Goal:
Write the lines out again, from the top of the material to the line containing "const mainCtx = canvas.getContext('2d');", pictures excluded.

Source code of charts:
## begin

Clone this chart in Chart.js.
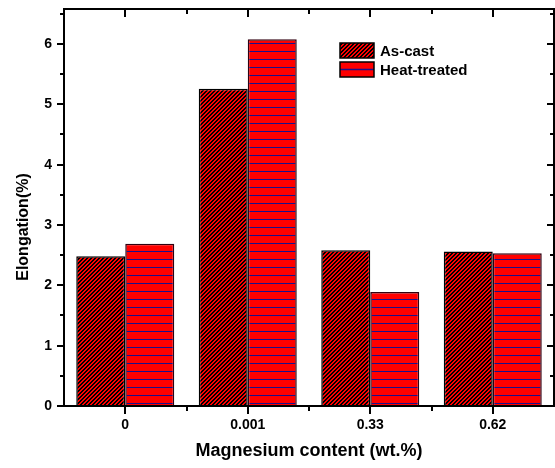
<!DOCTYPE html>
<html>
<head>
<meta charset="utf-8">
<script src="https://cdn.jsdelivr.net/npm/chart.js@4.4.0/dist/chart.umd.min.js"></script>
<style>
  html, body { margin: 0; padding: 0; background: #fff; }
  #chart { display: block; }
</style>
</head>
<body>
<canvas id="chart" width="555" height="468"></canvas>
<script>
// Data
const categories = ['0', '0.001', '0.33', '0.62'];
const seriesNames = ['As-cast', 'Heat-treated'];
const asCast = [2.48, 5.26, 2.58, 2.56];
const heatTreated = [2.69, 6.08, 1.89, 2.53];
const yMax = 6.58;

const FONT = 'Arial, "Liberation Sans", Helvetica, sans-serif';
const canvas = document.getElementById('chart');
const mainCtx = canvas.getContext('2d');

// Red fill with dense black "/" hatching, pixel aligned
function makeHatch() {
    const c = document.createElement('canvas');
    c.width = 4; c.height = 4;
    const g = c.getContext('2d');
    g.fillStyle = '#ff0000';
    g.fillRect(0, 0, 4, 4);
    g.fillStyle = '#000';
    for (let px = 0; px < 4; px++) {
        for (let py = 0; py < 4; py++) {
            if ((px + py) % 4 < 2) g.fillRect(px, py, 1, 1);
        }
    }
    return mainCtx.createPattern(c, 'repeat');
}

// Red fill with thin blue horizontal lines
function makeLines() {
    const c = document.createElement('canvas');
    c.width = 8; c.height = 8;
    const g = c.getContext('2d');
    g.fillStyle = '#ff0000';
    g.fillRect(0, 0, 8, 8);
    g.fillStyle = '#1a108c';
    g.fillRect(0, 3, 8, 1);
    return mainCtx.createPattern(c, 'repeat');
}

function seg(ctx, x1, y1, x2, y2) {
    ctx.beginPath();
    ctx.moveTo(x1, y1);
    ctx.lineTo(x2, y2);
    ctx.stroke();
}

function noEdgePadding(scale) {
    scale.paddingTop = 0;
    scale.paddingBottom = 0;
    scale.paddingLeft = 0;
    scale.paddingRight = 0;
}

// Box frame, mirrored tick marks, rotated y title and in-plot legend
const framePlugin = {
    id: 'frame',
    afterDraw(chart) {
        const { ctx, chartArea: a, scales: { x, y } } = chart;
        ctx.save();
        ctx.strokeStyle = '#000';
        ctx.lineWidth = 2;
        ctx.strokeRect(a.left, a.top, a.right - a.left, a.bottom - a.top);

        for (let v = 0; v <= y.max + 1e-9; v += 0.5) {
            const py = Math.round(y.getPixelForValue(v));
            const len = v % 1 === 0 ? 7 : 4;
            seg(ctx, a.left - len, py, a.left, py);
            seg(ctx, a.right - len, py, a.right, py);
        }
        categories.forEach((c, i) => {
            const px = Math.round(x.getPixelForValue(i));
            seg(ctx, px, a.bottom, px, a.bottom + 8);
            seg(ctx, px, a.top, px, a.top + 8);
            if (i > 0) {
                const bx = Math.round((x.getPixelForValue(i - 1) + x.getPixelForValue(i)) / 2);
                seg(ctx, bx, a.bottom, bx, a.bottom + 5);
                seg(ctx, bx, a.top, bx, a.top + 5);
            }
        });

        // y title
        ctx.save();
        ctx.translate(24, 227);
        ctx.rotate(-Math.PI / 2);
        ctx.fillStyle = '#000';
        ctx.font = 'bold 16px ' + FONT;
        ctx.textAlign = 'center';
        ctx.textBaseline = 'middle';
        ctx.fillText('Elongation(%)', 0, 0);
        ctx.restore();

        // legend
        const lx = 340, ly = 43, bw = 34, bh = 15, gap = 4;
        chart.data.datasets.forEach((ds, i) => {
            const by = ly + i * (bh + gap);
            if (i === 0) {
                ctx.fillStyle = ds.backgroundColor;
                ctx.fillRect(lx, by, bw, bh);
            } else {
                ctx.fillStyle = '#ff0000';
                ctx.fillRect(lx, by, bw, bh);
                ctx.strokeStyle = '#1a108c';
                ctx.lineWidth = 1.5;
                seg(ctx, lx, by + bh / 2, lx + bw, by + bh / 2);
            }
            ctx.strokeStyle = '#000';
            ctx.lineWidth = 1.5;
            ctx.strokeRect(lx, by, bw, bh);
            ctx.fillStyle = '#000';
            ctx.font = 'bold 15px ' + FONT;
            ctx.textAlign = 'left';
            ctx.textBaseline = 'middle';
            ctx.fillText(ds.label, lx + bw + 6, by + bh / 2 + 1);
        });
        ctx.restore();
    }
};

new Chart(canvas, {
    type: 'bar',
    data: {
        labels: categories,
        datasets: [
            {
                label: seriesNames[0],
                data: asCast,
                backgroundColor: makeHatch(),
                borderColor: '#000',
                borderWidth: 1.5
            },
            {
                label: seriesNames[1],
                data: heatTreated,
                backgroundColor: makeLines(),
                borderColor: '#300010',
                borderWidth: 1.5
            }
        ]
    },
    options: {
        responsive: false,
        animation: false,
        events: [],
        layout: { padding: { top: 9, right: 1, left: 0, bottom: 0 } },
        datasets: {
            bar: { categoryPercentage: 0.8, barPercentage: 1.0 }
        },
        plugins: {
            legend: { display: false },
            tooltip: { enabled: false }
        },
        scales: {
            x: {
                grid: { display: false, drawTicks: false },
                border: { display: false },
                ticks: {
                    color: '#000',
                    font: { family: FONT, size: 14, weight: 'bold' },
                    padding: 11
                },
                title: {
                    display: true,
                    text: 'Magnesium content (wt.%)',
                    color: '#000',
                    font: { family: FONT, size: 18, weight: 'bold' },
                    padding: { top: 0, bottom: 6 }
                },
                afterFit(scale) {
                    scale.height = 62;
                    noEdgePadding(scale);
                }
            },
            y: {
                min: 0,
                max: yMax,
                grid: { display: false, drawTicks: false },
                border: { display: false },
                ticks: {
                    stepSize: 1,
                    includeBounds: false,
                    color: '#000',
                    font: { family: FONT, size: 14, weight: 'bold' },
                    padding: 12
                },
                afterFit(scale) {
                    scale.width = 64;
                    noEdgePadding(scale);
                }
            }
        }
    },
    plugins: [framePlugin]
});
</script>
</body>
</html>
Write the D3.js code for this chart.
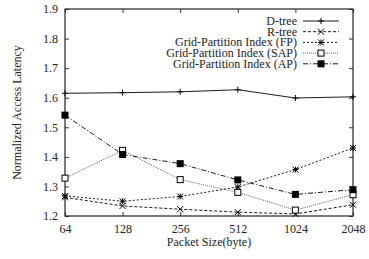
<!DOCTYPE html>
<html>
<head>
<meta charset="utf-8">
<script src="https://cdn.jsdelivr.net/npm/d3@7"></script>
<style>
  body { margin: 0; background: #fff; }
  svg text { font-family: "Liberation Serif", "Times New Roman", serif; }
</style>
</head>
<body>
<svg></svg>
<script>
const size = { w: 369, h: 259 };
const margin = { t: 9, r: 16, b: 43, l: 65 };
const fontSize = "12px";

const packetSizes = ["64", "128", "256", "512", "1024", "2048"];
const yTicks = [1.2, 1.3, 1.4, 1.5, 1.6, 1.7, 1.8, 1.9];

const dtree = [1.615, 1.617, 1.62, 1.627, 1.599, 1.603];
const rtree = [1.263, 1.234, 1.223, 1.213, 1.207, 1.238];
const gridFP = [1.268, 1.25, 1.266, 1.298, 1.357, 1.43];
const gridSAP = [1.328, 1.422, 1.323, 1.28, 1.22, 1.272];
const gridAP = [1.541, 1.408, 1.377, 1.322, 1.273, 1.289];

const series = [
  { name: "D-tree", values: dtree, dash: null, marker: "plus" },
  { name: "R-tree", values: rtree, dash: "3,2", marker: "cross" },
  { name: "Grid-Partition Index (FP)", values: gridFP, dash: "2,2", marker: "star" },
  { name: "Grid-Partition Index (SAP)", values: gridSAP, dash: "1,1", marker: "openSquare" },
  { name: "Grid-Partition Index (AP)", values: gridAP, dash: "5,2,1,2", marker: "filledSquare" }
];

const svg = d3.select("svg").attr("width", size.w).attr("height", size.h);

const xScale = d3.scalePoint()
  .domain(packetSizes)
  .range([margin.l, size.w - margin.r]);

const yScale = d3.scaleLinear()
  .domain([1.2, 1.9])
  .range([size.h - margin.b, margin.t]);

// axes (gnuplot-style inward ticks)
svg.append("g")
  .attr("transform", `translate(0, ${size.h - margin.b})`)
  .call(d3.axisBottom(xScale).tickSize(-4).tickPadding(8))
  .call(g => g.select(".domain").remove());
svg.append("g")
  .attr("transform", `translate(0, ${margin.t})`)
  .call(d3.axisTop(xScale).tickSize(-4).tickFormat(""))
  .call(g => g.select(".domain").remove());
svg.append("g")
  .attr("transform", `translate(${margin.l}, 0)`)
  .call(d3.axisLeft(yScale).tickValues(yTicks).tickFormat(d3.format(".1f")).tickSize(-4).tickPadding(7))
  .call(g => g.select(".domain").remove());
svg.append("g")
  .attr("transform", `translate(${size.w - margin.r}, 0)`)
  .call(d3.axisRight(yScale).tickValues(yTicks).tickSize(-4).tickFormat(""))
  .call(g => g.select(".domain").remove());

svg.selectAll(".tick line").attr("stroke", "#333");
svg.selectAll(".tick text")
  .attr("font-family", "Liberation Serif, serif")
  .attr("font-size", fontSize)
  .attr("fill", "#222");

svg.append("rect")
  .attr("x", margin.l)
  .attr("y", margin.t)
  .attr("width", size.w - margin.l - margin.r)
  .attr("height", size.h - margin.t - margin.b)
  .attr("fill", "none")
  .attr("stroke", "#222")
  .attr("stroke-width", 1.2);

// axis labels
svg.append("text")
  .attr("x", (margin.l + size.w - margin.r) / 2)
  .attr("y", 246)
  .attr("text-anchor", "middle")
  .attr("font-size", fontSize)
  .attr("fill", "#222")
  .text("Packet Size(byte)");
svg.append("text")
  .attr("transform", `translate(21, ${(margin.t + size.h - margin.b) / 2}) rotate(-90)`)
  .attr("text-anchor", "middle")
  .attr("font-size", fontSize)
  .attr("fill", "#222")
  .text("Normalized Access Latency");

function drawMarker(g, type, x, y) {
  const s = 3;
  if (type === "plus") {
    g.append("path").attr("d", `M${x - s},${y}H${x + s}M${x},${y - s}V${y + s}`)
      .attr("stroke", "#000").attr("stroke-width", 1);
  } else if (type === "cross") {
    g.append("path").attr("d", `M${x - s},${y - s}L${x + s},${y + s}M${x - s},${y + s}L${x + s},${y - s}`)
      .attr("stroke", "#000").attr("stroke-width", 1);
  } else if (type === "star") {
    g.append("path").attr("d", `M${x - s},${y - s}L${x + s},${y + s}M${x - s},${y + s}L${x + s},${y - s}M${x - s},${y}H${x + s}M${x},${y - s}V${y + s}`)
      .attr("stroke", "#000").attr("stroke-width", 1);
  } else if (type === "openSquare") {
    g.append("rect").attr("x", x - s).attr("y", y - s).attr("width", 2 * s).attr("height", 2 * s)
      .attr("fill", "#fff").attr("stroke", "#000").attr("stroke-width", 1);
  } else if (type === "filledSquare") {
    g.append("rect").attr("x", x - 3.5).attr("y", y - 3.5).attr("width", 7).attr("height", 7)
      .attr("fill", "#000");
  }
}

const line = d3.line()
  .x((d, i) => xScale(packetSizes[i]))
  .y(d => yScale(d));

series.forEach((s, k) => {
  const g = svg.append("g");
  g.append("path")
    .datum(s.values)
    .attr("d", line)
    .attr("fill", "none")
    .attr("stroke", s.marker === "openSquare" ? "#555" : "#000")
    .attr("stroke-width", 0.9)
    .attr("stroke-dasharray", s.dash);
  s.values.forEach((v, i) => drawMarker(g, s.marker, xScale(packetSizes[i]), yScale(v)));

  // legend row
  const ly = 21 + k * 10.7;
  svg.append("text")
    .attr("x", 297)
    .attr("y", ly + 4)
    .attr("text-anchor", "end")
    .attr("font-size", fontSize)
    .attr("fill", "#222")
    .text(s.name);
  svg.append("line")
    .attr("x1", 303).attr("x2", 339)
    .attr("y1", ly).attr("y2", ly)
    .attr("stroke", s.marker === "openSquare" ? "#555" : "#000")
    .attr("stroke-width", 0.9)
    .attr("stroke-dasharray", s.dash);
  drawMarker(svg.append("g"), s.marker, 321, ly);
});
</script>
</body>
</html>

## end

Response for this exercise:
Clone this chart in Chart.js.
<!DOCTYPE html>
<html>
<head>
<meta charset="utf-8">
<script src="https://cdn.jsdelivr.net/npm/chart.js@4.4.0/dist/chart.umd.min.js"></script>
<style>
  html, body { margin: 0; padding: 0; background: #fff; }
  #chart { display: block; }
</style>
</head>
<body>
<canvas id="chart" width="555" height="468"></canvas>
<script>
// Data
const categories = ['0', '0.001', '0.33', '0.62'];
const seriesNames = ['As-cast', 'Heat-treated'];
const asCast = [2.48, 5.26, 2.58, 2.56];
const heatTreated = [2.69, 6.08, 1.89, 2.53];
const yMax = 6.58;

const FONT = 'Arial, "Liberation Sans", Helvetica, sans-serif';
const canvas = document.getElementById('chart');
const mainCtx = canvas.getContext('2d');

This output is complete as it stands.